Shipping hg-git by default?

Sean Farley sean at farley.io
Tue Sep 29 20:42:37 UTC 2015


Arne Babenhauserheide <arne_bab at web.de> writes:

> Am Dienstag, 29. September 2015, 08:49:38 schrieb Kastner Masilko, Friedrich:
>> As for platform support (aka what features are supported for what system), Bitbucket's focus on Git instead of Mercurial naturally leads to such hick-ups as not being able to create pull-requests on bookmarks for a long time. Granted, they appear to have fixed it recently, but TBH I don't trust them on this anymore. Going forward, there will certainly be features on Bitbucket implemented for Git first, only much later - if at all - poorly implemented for Mercurial, because... market. I don't see them taking Mercurial's advanced features like largefiles or evolution as opportunity to get advantage over Github, unfortunately. Looks like if it is not in Git, they are not interested.
>
> When they hired Sean that gave me back some trust. Though I admit that
> I’m placing a lot of trust on very few people with that. And seeing
> other Atlassian solution not supporting Mercurial even after years of
> owning the largest Mercurial hosting platform is a pretty bad omen.

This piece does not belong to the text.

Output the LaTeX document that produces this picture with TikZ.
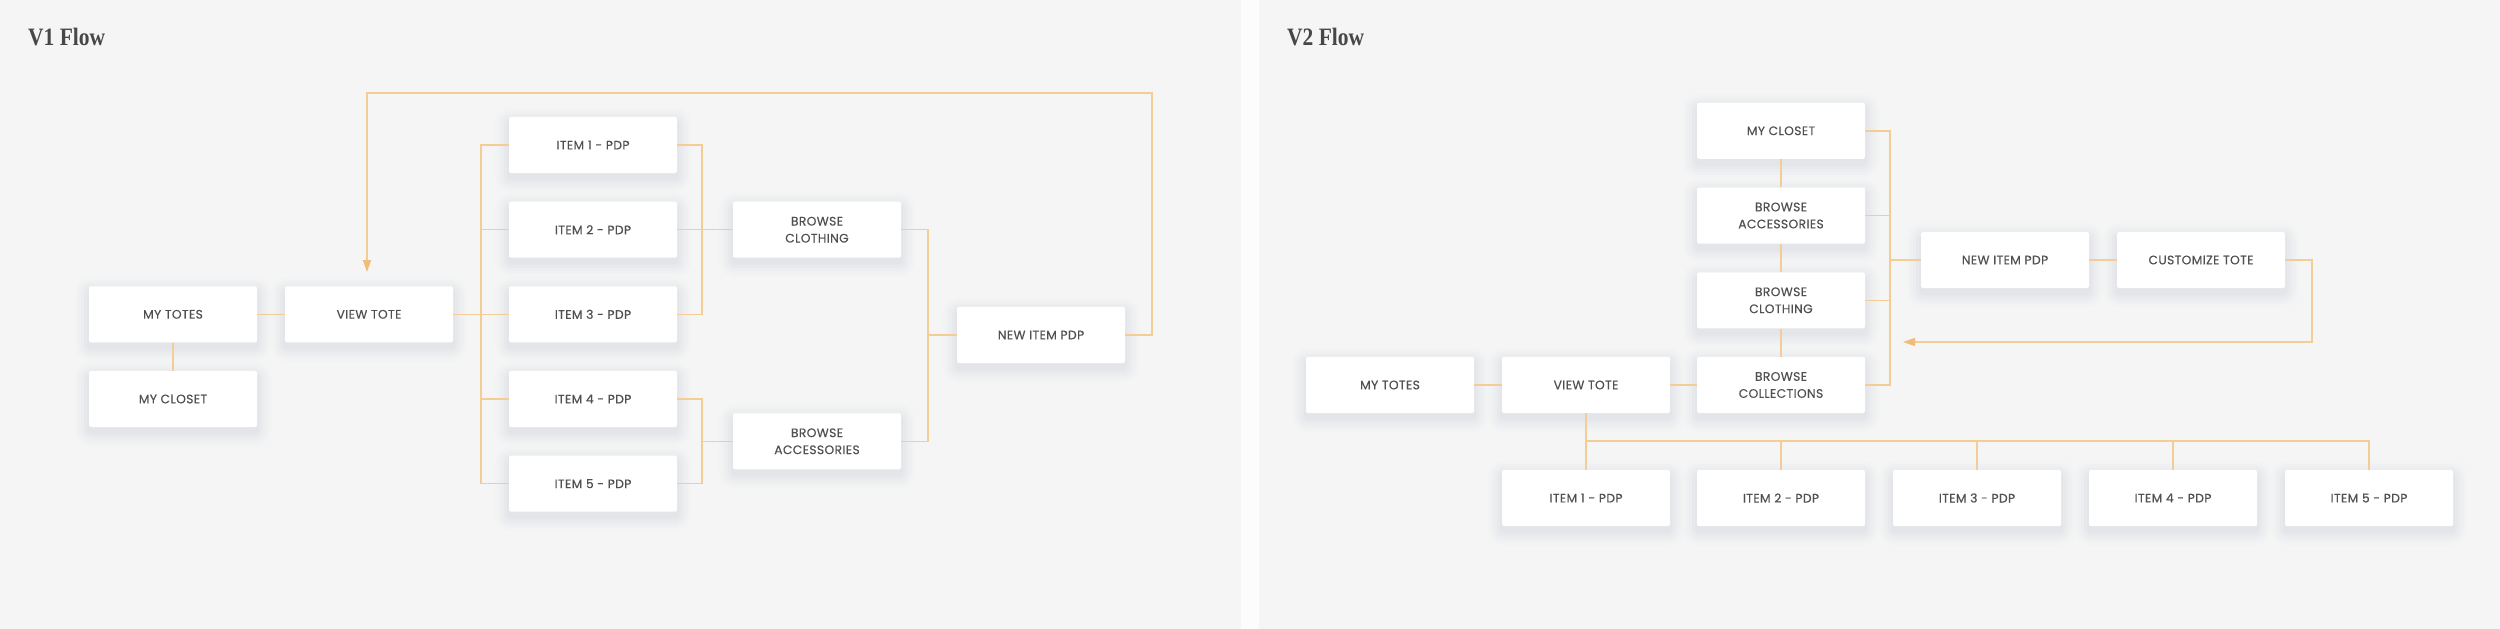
\documentclass[tikz,border=0pt]{standalone}
\usepackage{fontspec}
\newfontfamily\boxfont[FakeBold=0.35,LetterSpace=3]{Poppins}
\newfontfamily\titlefont[FakeStretch=0.86]{Liberation Serif}
\usetikzlibrary{arrows.meta,calc}
\definecolor{bgc}{HTML}{F5F5F5}
\definecolor{gapc}{HTML}{FCFCFC}
\definecolor{linec}{RGB}{244,204,150}
\definecolor{arrc}{RGB}{240,188,120}
\definecolor{txtc}{HTML}{505050}
\definecolor{titc}{HTML}{474747}
\definecolor{shc}{RGB}{140,145,180}
\newcommand\mycard[3]{%
  \foreach \d/\o in {14/0.02,11/0.025,8/0.03,5/0.035,2/0.04} {%
    \fill[shc, fill opacity=\o, rounded corners={\d pt+2pt}]
      ($(#2)+(-84-\d,-28-\d+5)$) rectangle ($(#2)+(84+\d,28+\d+5)$);}
  \node[card] (#1) at (#2) {#3};}
\begin{document}
\begin{tikzpicture}[x=1pt,y=-1pt,
  card/.style={fill=white, rounded corners=2pt, minimum width=168pt, minimum height=56pt,
    inner sep=0pt, align=center, text=txtc, font=\boxfont\fontsize{12.3}{17}\selectfont},
  conn/.style={draw=linec, line width=1.5pt},
  arr/.style={conn, -{Triangle[length=12pt,width=8pt,color=arrc]}},
  ttl/.style={anchor=base west, inner sep=0pt, text=titc, font=\titlefont\bfseries\fontsize{25}{25}\selectfont}]
\useasboundingbox (0,0) rectangle (2500,629);
\fill[bgc] (0,0) rectangle (1241,629);
\fill[gapc] (1241,0) rectangle (1259,629);
\fill[bgc] (1259,0) rectangle (2500,629);

\node[ttl] (t1) at (28,45.5) {V1 Flow};
\node[ttl] (t2) at (1287,45.5) {V2 Flow};

% ---------- V1 ----------
\mycard{mt}{173,314.3}{MY TOTES}
\mycard{mc}{173,399}{MY CLOSET}
\mycard{vt}{369,314.3}{VIEW TOTE}
\mycard{i1}{593,145}{ITEM 1 - PDP}
\mycard{i2}{593,229.7}{ITEM 2 - PDP}
\mycard{i3}{593,314.3}{ITEM 3 - PDP}
\mycard{i4}{593,399}{ITEM 4 - PDP}
\mycard{i5}{593,483.7}{ITEM 5 - PDP}
\mycard{bc}{817,229.7}{BROWSE\\CLOTHING}
\mycard{ba}{817,441.3}{BROWSE\\ACCESSORIES}
\mycard{np}{1041,335}{NEW ITEM PDP}

\coordinate (busL) at (481,314.3);
\coordinate (busC) at (702,229.7);
\coordinate (busA) at (702,441.3);
\coordinate (busN) at (928,335);
\coordinate (loopT) at (1152,93);
\coordinate (arr1) at (367,272);

\draw[conn] (mt) -- (vt);
\draw[conn] (mt) -- (mc);
\draw[conn] (vt.east) -- (busL);
\foreach \k in {1,...,5} {\draw[conn] (i\k.west) -| (busL);}
\draw[conn] (i1.east) -| (busC);
\draw[conn] (i3.east) -| (busC);
\draw[conn] (i2.east) -- (bc.west);
\draw[conn] (i4.east) -| (busA);
\draw[conn] (i5.east) -| (busA);
\draw[conn] (busA) -- (ba.west);
\draw[conn] (bc.east) -| (busN);
\draw[conn] (ba.east) -| (busN);
\draw[conn] (busN) -- (np.west);
\draw[arr] (np.east) -| (loopT) -| (arr1);

% ---------- V2 ----------
\mycard{mt2}{1390,385}{MY TOTES}
\mycard{vt2}{1586,385}{VIEW TOTE}
\mycard{bcol}{1781,385}{BROWSE\\COLLECTIONS}
\mycard{bclo}{1781,300.3}{BROWSE\\CLOTHING}
\mycard{bacc}{1781,215.5}{BROWSE\\ACCESSORIES}
\mycard{mc2}{1781,130.8}{MY CLOSET}
\mycard{np2}{2005,260}{NEW ITEM PDP}
\mycard{ct}{2201,260}{CUSTOMIZE TOTE}
\mycard{j1}{1586,498}{ITEM 1 - PDP}
\mycard{j2}{1781,498}{ITEM 2 - PDP}
\mycard{j3}{1977,498}{ITEM 3 - PDP}
\mycard{j4}{2173,498}{ITEM 4 - PDP}
\mycard{j5}{2369,498}{ITEM 5 - PDP}

\coordinate (busR) at (1890,260);
\coordinate (busB) at (1586,441);
\coordinate (loopR) at (2312,342);
\coordinate (arr2) at (1903,342);

\draw[conn] (mt2) -- (vt2);
\draw[conn] (vt2) -- (bcol);
\draw[conn] (mc2) -- (bacc);
\draw[conn] (bacc) -- (bclo);
\draw[conn] (bclo) -- (bcol);
\foreach \n in {mc2,bacc,bclo,bcol} {\draw[conn] (\n.east) -| (busR);}
\draw[conn] (busR) -- (np2.west);
\draw[conn] (np2) -- (ct);
\draw[arr] (ct.east) -| (loopR) -- (arr2);
\draw[conn] (vt2.south) -- (busB);
\foreach \k in {1,...,5} {\draw[conn] (busB) -| (j\k.north);}
\end{tikzpicture}
\end{document}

Aw, thanks :-) Unfortunately, the Stash team is a world away in Sydney
and historically that means it's difficult to share code. One way
forward, is to finish libchg so that we could wrap that instead of
directly accessing python. It would enable sharing the base layer
between SourceTree, Stash, and us.

>> IMHO, the Mercurial project should not focus on supporting Git even more, but on polishing features that Git does not offer, like the evolution concept or Facebook's extensions. Otherwise Mercurial will soon be just another footnote in Git's history. It sure seems like it is in Bitbucket's already.
>
> Sadly supporting git is nowadays required for many projects to
> contribute. Strategically it was a pretty clever move of git
> developers (though likely not a conscious decision) to focus mostly on
> project maintainers (remotes) and single developers (the index for
> history to be proud of), since these are the ones who decide in the
> end which system is used — regardless of the cost that incurs for most
> other members of the team. That’s especially true with free software
> projects where the one who starts the project mostly becomes the
> mainainer later one.

Agreed.

> However it would be cool to have the facebook extensions and evolution
> available at all times, maybe with some compatibility layer for
> servers which don’t support these.

That is, indeed, part of my plan.

> A short userstory: I recently wanted to use largefiles. I had to scrap
> that, because the project is on Bitbucket. Why can’t I just define
> largefiles to be served by my own server, and publish them there
> manually via FTP?  Maybe I can: If so, there should be pointers how to
> do that when trying to push to a non-largefiles capable server.

While largefile support is something we actively talk about, patching
the core extension to point to a different server is entirely doable (if
I understand correctly) without Bitbucket's need to change.